Editorial – neither monarchy nor republic but socialism
Many UK people will have struggled last month to escape the stadium-volume hullabaloo as the superannuated CEO of The Firm finally hung up her tiara and departed from her pampered life of ‘devoted service’, triggering a long-prepared barrage of nauseating hagiographies, crocodile tears and posturing TV gravitas. At least workers got an extra bank holiday out of it, which helped put the fun back into ‘state funeral’. Meanwhile certain activists, as reported in the Guardian, were keeping a very low profile, for fear of being trolled, cancelled or petrol bombed for the political viewpoint that, for the time being anyway, dared not speak its name: republicanism, the quest for the abolition of the monarchy (bit.ly/3B7aRzQ). And this despite membership applications for Republic getting a sudden big boost, amid breathless speculation that, while Madge’s invincible popularity had stomped good and hard on those pesky anti-royalist weeds, the ascension of the royal Plant Whisperer might have the opposite effect on grass-roots republicanism, and see it shoot up to new and historic Beanstalk heights.

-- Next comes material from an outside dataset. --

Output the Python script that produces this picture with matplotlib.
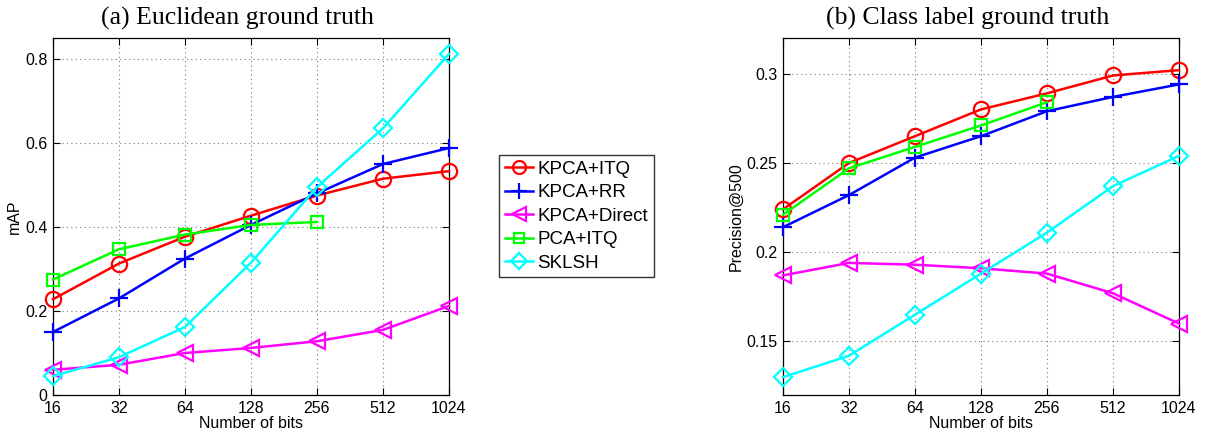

Socialists have a strong aversion to doffing their caps to anyone, especially to someone who thinks they’re superior because their ancestors wore beads in their hair and stole all the common land. We have every sympathy for people who see the monarchy as an absurd and anachronistic feudal cult which fetishises the class system and should have stayed lopped off at the time of the first King Charles. Historians will scratch their heads and wonder how supposedly rational people thought a bejewelled dynastic blow-up doll had any place in an advanced and civilised society. The only problem is, this isn’t an advanced and civilised society, and abolishing the monarchy wouldn’t make it one either. It would merely result in the same capitalist system of brutal class exploitation with some other figurehead at the top, leaving the super-rich class of narcissistic yacht-fanciers entirely free to go about their business of laying waste to the planet.
The monarchy is about as relevant to the lives of working people as Cowes Week or the final rubbish season of Game of Thrones. It may be a relic from the feudal period, but so are umbrellas and Morris Dancing. We say, instead of spending your waking hours trying to get to where you already are, minus a bit of silly made-up ritual, better to devote time to the vastly more important task of promoting the idea that graces the cover and forms the theme of this special issue: what we mean by socialism. Because socialism is all about where humans can go in the future, once we’ve broken the armlock that the money and market system puts us all in. Would there be kings and queens in this socialist future? Absolutely, in historical re-enactments or period film sets, at fancy dress parties, in chess and on the decks of playing cards, and in fairy stories of long ago and far away.